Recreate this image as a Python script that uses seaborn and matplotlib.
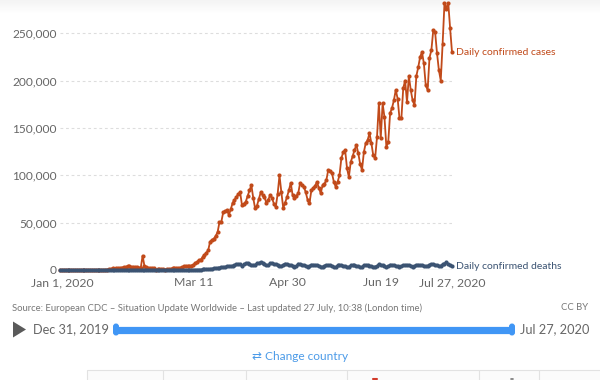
import numpy as np
import pandas as pd
import matplotlib
matplotlib.use("Agg")
import matplotlib.pyplot as plt
import seaborn as sns
from matplotlib.patches import Polygon, Rectangle, FancyBboxPatch

# ---------------- data ----------------
start_date = "2019-12-31"

cases = [
    27, 0, 0, 17, 0, 15, 0, 0, 0, 0,
    0, 0, 1, 0, 1, 0, 1, 4, 17, 136,
    20, 153, 142, 97, 266, 453, 673, 797, 1767, 1480,
    1757, 1986, 2102, 2604, 2834, 3239, 3911, 3723, 3184, 3479,
    2658, 3063, 2538, 2091, 15100, 4000, 2644, 2009, 2051, 1891,
    1753, 409, 1000, 1000, 700, 600, 500, 700, 900, 1200,
    1700, 1900, 1800, 2100, 2300, 2700, 3800, 3900, 4000, 4100,
    4600, 5500, 7000, 8500, 10500, 11000, 13500, 16000, 18000, 21000,
    30000, 31600, 33000, 36000, 40000, 50600, 51000, 61000, 62000, 63000,
    58000, 64000, 70700, 74000, 77000, 80000, 82000, 68500, 70000, 72000,
    78000, 84000, 89600, 76000, 65000, 68000, 75000, 82000, 79000, 77000,
    70700, 74000, 79000, 76000, 70000, 66500, 80000, 100000, 82000, 65400,
    71000, 77000, 84000, 92000, 79000, 76000, 78000, 81000, 92000, 89600,
    88000, 82000, 74000, 70700, 84000, 86500, 89000, 93000, 86500, 81000,
    89600, 91000, 95000, 105500, 104000, 102000, 93000, 87600, 93000, 100000,
    118000, 124500, 126600, 107600, 98000, 114000, 120000, 126600, 132000, 123500,
    112000, 105500, 124500, 134000, 137000, 144500, 134000, 121000, 118000, 140000,
    176000, 139000, 176000, 161000, 130000, 135000, 165600, 171000, 179000, 190000,
    181000, 160000, 160000, 192000, 200000, 177000, 205000, 190000, 179000, 174000,
    205000, 214000, 225000, 230000, 218000, 195000, 190000, 224000, 232000, 253000,
    251000, 229000, 211000, 200000, 239000, 282000, 276000, 282000, 255000, 230000,
]

deaths = [
    0, 0, 0, 0, 0, 0, 0, 0, 0, 0,
    0, 1, 0, 0, 0, 0, 0, 0, 1, 3,
    0, 3, 8, 16, 14, 26, 25, 26, 38, 43,
    46, 45, 46, 57, 64, 66, 73, 73, 86, 89,
    97, 108, 97, 146, 242, 145, 143, 142, 106, 98,
    139, 116, 119, 110, 98, 155, 79, 63, 38, 57,
    60, 67, 73, 63, 78, 93, 107, 104, 99, 233,
    203, 275, 330, 346, 411, 396, 623, 690, 778, 1040,
    1200, 1560, 1670, 1820, 2340, 2440, 2760, 3260, 3460, 3700,
    3700, 4060, 4600, 5070, 5860, 5990, 5810, 4590, 5900, 7120,
    7100, 6400, 5300, 5400, 5600, 7300, 7000, 8600, 7200, 6200,
    5100, 5200, 7000, 7400, 6500, 6200, 5800, 4600, 4100, 5600,
    6800, 6400, 5600, 5400, 4500, 3600, 4200, 6700, 6200, 5800,
    5300, 4200, 3600, 3800, 5700, 5600, 5400, 5300, 4400, 3600,
    3400, 4600, 5400, 5200, 5100, 4200, 3100, 3200, 5000, 5000,
    5100, 4600, 4300, 3100, 3600, 4800, 5000, 5000, 4600, 3900,
    3300, 3400, 5400, 5200, 5100, 4500, 4200, 3400, 3600, 4400,
    6400, 5300, 5000, 4300, 3400, 3700, 5700, 5400, 5200, 4500,
    4200, 3600, 3900, 5100, 5400, 5500, 5100, 4600, 3600, 3800,
    5500, 5600, 5300, 5100, 4700, 3800, 4100, 5800, 5900, 6300,
    5600, 5300, 4300, 4600, 6200, 6800, 8000, 6000, 5500, 4000,
]

y_ticks = [0, 50000, 100000, 150000, 200000, 250000]
x_tick_dates = ["2020-01-01", "2020-03-11", "2020-04-30", "2020-06-19", "2020-07-27"]
x_tick_labels = ["Jan 1, 2020", "Mar 11", "Apr 30", "Jun 19", "Jul 27, 2020"]
series_names = ["cases", "deaths"]
series_labels = ["Daily confirmed cases", "Daily confirmed deaths"]
source_text = "Source: European CDC – Situation Update Worldwide – Last updated 27 July, 10:38 (London time)"
license_text = "CC BY"
slider_labels = ["Dec 31, 2019", "Jul 27, 2020"]
link_text = "⇄ Change country"

# ---------------- build ----------------
dates = pd.date_range(start_date, periods=len(cases), freq="D")
df = pd.DataFrame({"date": dates, "cases": cases, "deaths": deaths})
long = df.melt("date", var_name="series", value_name="value")

sns.set_style("white")
plt.rcParams["font.family"] = ["Lato", "DejaVu Sans"]

W, H = 600, 380
fig = plt.figure(figsize=(W / 100, H / 100), dpi=100)

# overlay in pixel coordinates for the page furniture
ov = fig.add_axes([0, 0, 1, 1], zorder=0)
ov.set_xlim(0, W)
ov.set_ylim(H, 0)
ov.axis("off")

ax = fig.add_axes([60.1 / W, 1 - 270 / H, 391.9 / W, 270 / H], zorder=1)
ax.patch.set_alpha(0)

palette = {"cases": "#C14A1A", "deaths": "#3B5372"}
sns.lineplot(data=long, x="date", y="value", hue="series", hue_order=series_names,
             palette=palette, marker="o", markersize=3.0, markeredgewidth=0,
             linewidth=1.3, legend=False, ax=ax)
for ln in ax.lines:
    ln.set_clip_on(False)
    ln.set_zorder(3)

ax.set_xlim(dates[0], dates[-1])
ax.set_ylim(0, 285000)
ax.set_xlabel("")
ax.set_ylabel("")
for s in ax.spines.values():
    s.set_visible(False)

ax.set_yticks(y_ticks)
ax.set_yticklabels([f"{v:,}" for v in y_ticks])
ax.tick_params(axis="y", length=0, pad=2.5, labelsize=8.6, labelcolor="#666666")
ax.yaxis.grid(True, linestyle=(0, (2.5, 2.5)), color="#dddddd", linewidth=0.8)
ax.set_axisbelow(True)
ax.axhline(0, color="#c8c8c8", linewidth=0.9, zorder=1)

ax.set_xticks(pd.to_datetime(x_tick_dates))
ax.set_xticklabels(x_tick_labels)
ax.tick_params(axis="x", length=3.5, width=0.8, color="#cccccc", pad=1.5,
               labelsize=8.8, labelcolor="#666666")

for name, label in zip(series_names, series_labels):
    ax.annotate(label, xy=(dates[-1], df[name].iloc[-1]), xytext=(3, 0),
                textcoords="offset points", va="center", ha="left",
                fontsize=7.5, color=palette[name], annotation_clip=False)

# top faint gradient
grad = np.linspace(0.955, 1.0, 50).reshape(-1, 1)
ov.imshow(grad, extent=(0, W, 14, 0), cmap="gray", vmin=0, vmax=1, aspect="auto", zorder=0)

# source line
ov.text(12, 308, source_text, fontsize=6.8, color="#777777", va="center", ha="left")
ov.text(588, 308, license_text, fontsize=6.8, color="#777777", va="center", ha="right")

# slider
ov.add_patch(Polygon([[13, 321.5], [13, 337.5], [26, 329.5]], closed=True,
                     facecolor="#5a5a5a", edgecolor="none"))
ov.text(33, 329.5, slider_labels[0], fontsize=9.2, color="#666666", va="center", ha="left")
ov.plot([116, 512], [329.5, 329.5], color="#4096F5", linewidth=5.2, solid_capstyle="butt")
for hx in (116, 512):
    ov.add_patch(FancyBboxPatch((hx - 3, 323.5), 6, 12,
                                boxstyle="round,pad=0,rounding_size=3",
                                facecolor="#4096F5", edgecolor="none"))
ov.text(520, 329.5, slider_labels[1], fontsize=9.2, color="#666666", va="center", ha="left")

# change country link
ov.text(300, 357, link_text, fontsize=8.6, color="#4C9BE8", va="center", ha="center",
        family=["Lato", "DejaVu Sans"])

# table fragment
ov.add_patch(Rectangle((87, 370), 520, 20, facecolor="#fbfbfb", edgecolor="#e2e2e2", linewidth=0.8))
for vx in (163, 246, 347, 479, 539):
    ov.plot([vx, vx], [370, 380], color="#e2e2e2", linewidth=0.8)
ov.plot([373, 377], [378.5, 378.5], color="#d23a2a", linewidth=1.5)
ov.plot([511, 513], [378.5, 378.5], color="#777777", linewidth=1.2)

fig.savefig("out.png", dpi=100)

→ WHAT YOU ARE ASKED TO DO:
Copy every single line of the material above that holds "matplotlib".

→ TASK SOLUTION:
Recreate this image as a Python script that uses seaborn and matplotlib.
import matplotlib
matplotlib.use("Agg")
import matplotlib.pyplot as plt
from matplotlib.patches import Polygon, Rectangle, FancyBboxPatch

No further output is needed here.